Let $A\subset B$ be a ring extension and $x\in B$. Then if $A$ is noetherian the following two conditions are equivalent:
$i)$ $x$ is integral over $A$.
$ii)$ There exists a finitely generated $A$-module $M$ such that $A[x]\subset M \subset B$.
If we drop the condition of $A$ being noetherian the implication from i) to ii) stays true but I think that the other implication is now not true anymore. Using the determinant trick one can prove that the condition
$iii)$ There exists a faithful $A[x]$-module $M$ which is finitely generated as an $A$-module.
implies condition $i)$ but i dont see how we can make M in conditon $ii)$ into an $A[x]$-module. Unfortunately i cant find a counterexample which shows that $ii)$ does not imply $i)$ in general. Does anybody know of one? I would appreciate any suggestions or hints.
Let $A=k[y_1,y_2,\dots]$ be a polynomial ring in infinitely many generators over a field and let $B=A[x,z]/(x-y_1z,y_1x-y_2,y_1x^2-y_3,y_1x^3-y_4,\dots)$. Then $A[x]\subset B$ is contained in the $A$-submodule $M$ generated by $1$ and $z$, since $x^n=y_1zx^{n-1}=zy_n$ for each $n>0$. Suppose $x$ were integral over $A$. Then for some $n$, $x$ would be integral over $A_n=k[y_1,\dots,y_n]$ as an element of $B_n=A_n[x,z]/(x-y_1z,y_1x-y_2,\dots,y_1x^{n-1}-y_n)$. Letting $C_n=A_n[x]\subseteq B_n$, the induced map $\operatorname{Spec}(C_n)\to\operatorname{Spec}(A_n)=\mathbb{A}^n$ would have closed image.
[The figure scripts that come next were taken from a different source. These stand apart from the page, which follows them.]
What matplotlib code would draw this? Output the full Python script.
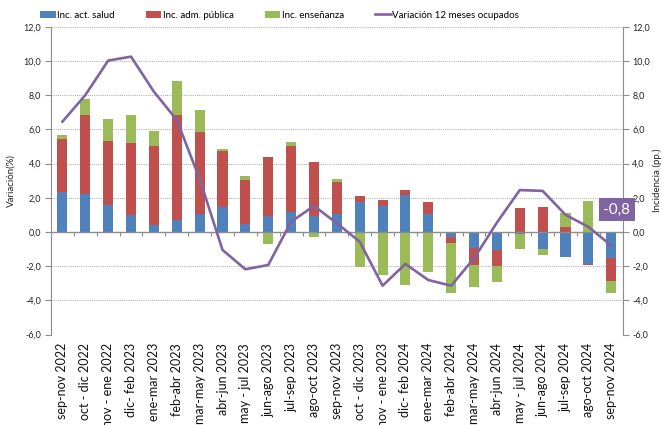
import matplotlib
matplotlib.use("Agg")
import matplotlib.pyplot as plt
import numpy as np
from matplotlib.ticker import FuncFormatter, MultipleLocator
from matplotlib.patches import Patch
from matplotlib.lines import Line2D

plt.rcParams['font.family'] = ['Lato', 'DejaVu Sans']

categories = ["sep-nov 2022", "oct - dic 2022", "nov - ene 2022", "dic- feb 2023",
              "ene-mar 2023", "feb-abr 2023", "mar-may 2023", "abr-jun 2023",
              "may - jul 2023", "jun-ago 2023", "jul-sep 2023", "ago-oct 2023",
              "sep-nov 2023", "oct - dic 2023", "nov - ene 2023", "dic- feb 2024",
              "ene-mar 2024", "feb-abr 2024", "mar-may 2024", "abr-jun 2024",
              "may - jul 2024", "jun-ago 2024", "jul-sep 2024", "ago-oct 2024",
              "sep-nov 2024"]

salud = [2.34, 2.22, 1.58, 0.97, 0.39, 0.70, 1.03, 1.44, 0.49, 0.94, 1.17, 0.94,
         1.03, 1.73, 1.50, 2.14, 1.03, -0.29, -0.94, -1.05, -0.10, -0.97, -1.44,
         -1.87, -1.52]
adm_publica = [3.12, 4.64, 3.74, 4.25, 4.66, 6.16, 4.82, 3.32, 2.55, 3.45, 3.86,
               3.17, 1.89, 0.37, 0.37, 0.32, 0.74, -0.35, -0.97, -0.96, 1.38,
               1.48, 0.29, -0.08, -1.36]
ensenanza = [0.19, 0.94, 1.31, 1.64, 0.88, 1.97, 1.28, 0.09, 0.23, -0.72, 0.23,
             -0.27, 0.16, -2.03, -2.51, -3.10, -2.36, -2.95, -1.33, -0.91, -0.87,
             -0.38, 0.80, 1.79, -0.67]
variacion = [6.45, 8.0, 10.02, 10.25, 8.2, 6.55, 3.1, -1.05, -2.18, -1.93, 0.6,
             1.52, 0.51, -0.57, -3.14, -1.87, -2.81, -3.14, -1.54, 0.55, 2.45,
             2.4, 1.0, 0.3, -0.8]

series_names = ["Inc. act. salud", "Inc. adm. pública", "Inc. enseñanza"]
line_name = "Variación 12 meses ocupados"
colors = ["#4F81BD", "#C0504D", "#9BBB59"]
line_color = "#8064A2"

fig = plt.figure(figsize=(6.62, 4.25), dpi=100)
fig.subplots_adjust(left=51/662, right=622.7/662, top=1-26.7/425, bottom=1-334.6/425)
ax = fig.add_subplot(111)

x = np.arange(len(categories))
pos_base = np.zeros(len(x))
neg_base = np.zeros(len(x))
for vals, c in zip([salud, adm_publica, ensenanza], colors):
    v = np.array(vals)
    bottoms = np.where(v >= 0, pos_base, neg_base)
    ax.bar(x, v, bottom=bottoms, width=0.44, color=c, zorder=3)
    pos_base = pos_base + np.where(v >= 0, v, 0)
    neg_base = neg_base + np.where(v < 0, v, 0)

fmt = FuncFormatter(lambda v, p: f"{v:.1f}".replace('.', ','))
ax.set_ylim(-6, 12)
ax.set_xlim(-0.5, len(x) - 0.5)
ax.yaxis.set_major_locator(MultipleLocator(2))
ax.yaxis.set_major_formatter(fmt)
ax.grid(axis='y', linestyle=(0, (1.0, 1.2)), color='#a6a6a6', linewidth=0.7, zorder=0)
ax.set_axisbelow(True)
for s in ['top', 'bottom']:
    ax.spines[s].set_visible(False)
ax.spines['left'].set_color('#8c8c8c')
ax.spines['right'].set_visible(False)
ax.tick_params(axis='y', length=4, color='#8c8c8c', labelsize=6.5, pad=3, labelcolor='#222222')
ax.set_xticks(x)
ax.set_xticklabels(categories, rotation=90, fontsize=9, va='top', ha='center')
ax.tick_params(axis='x', length=0, pad=6, labelcolor='#111111')
ax.set_ylabel("Variación(%)", fontsize=7, labelpad=6, color='#222222')

# category axis at zero with boundary tick marks
ax.axhline(0, color='#8c8c8c', linewidth=1, zorder=4)
bounds = np.arange(len(x) + 1) - 0.5
ax.vlines(bounds[1:-1], -0.25, 0, color='#8c8c8c', linewidth=0.8, zorder=4)

ax2 = ax.twinx()
ax2.set_ylim(-6, 12)
ax2.yaxis.set_major_locator(MultipleLocator(2))
ax2.yaxis.set_major_formatter(fmt)
for s in ['top', 'bottom', 'left']:
    ax2.spines[s].set_visible(False)
ax2.spines['right'].set_color('#8c8c8c')
ax2.tick_params(axis='y', length=4, color='#8c8c8c', labelsize=6.5, pad=3, labelcolor='#222222')
ax2.set_ylabel("Incidencia (pp.)", fontsize=7, labelpad=2, color='#222222')
ax2.plot(x, variacion, color=line_color, linewidth=1.9, zorder=5)

ax2.annotate(f"{variacion[-1]:.1f}".replace('.', ','), xy=(x[-1], variacion[-1]),
             xytext=(4, 26), textcoords='offset points', ha='center', va='center',
             color='white', fontsize=11,
             bbox=dict(boxstyle='square,pad=0.3', fc=line_color, ec='none'),
             annotation_clip=False, zorder=6)

handles = [Patch(facecolor=c) for c in colors] + [Line2D([0], [0], color=line_color, linewidth=1.9)]
fig.legend(handles, series_names + [line_name], loc='center left',
           bbox_to_anchor=(40/662, 1-15/425), ncol=4, frameon=False, fontsize=7,
           handlelength=1.6, handletextpad=0.15, columnspacing=3.2,
           borderpad=0, borderaxespad=0)

fig.savefig("out.png", dpi=100)
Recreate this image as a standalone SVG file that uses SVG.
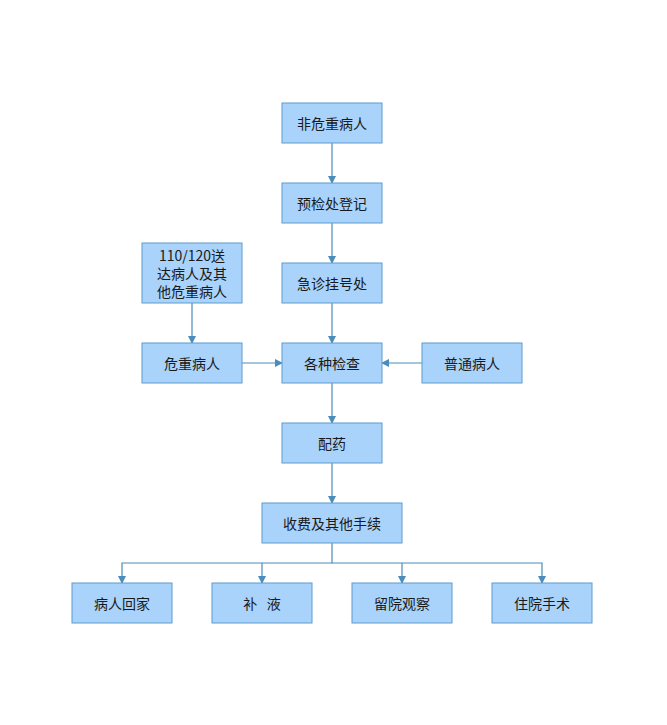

The intersection of this image with the hyperplane $y_n=1$ can be identified with the image of the map $\mathbb{A}^1\setminus\{0\}\to \mathbb{A}^{n-1}$ given by $x\mapsto(1/x^{n-1},1/x^{n-2},\dots,1/x)$ (since when you set $y_n=1$, $B_n=C_n=k[x,x^{-1}]$, with $y_k$ corresponding to $1/x^{n-k}$). But this image is not closed, because $(0,0,\dots,0)$ is in its closure. Thus $x$ cannot be integral over $A$.
(Probably you can translate this geometric argument into a more direct algebraic argument that $x$ isn't integral, but I find it easier to think about this way.)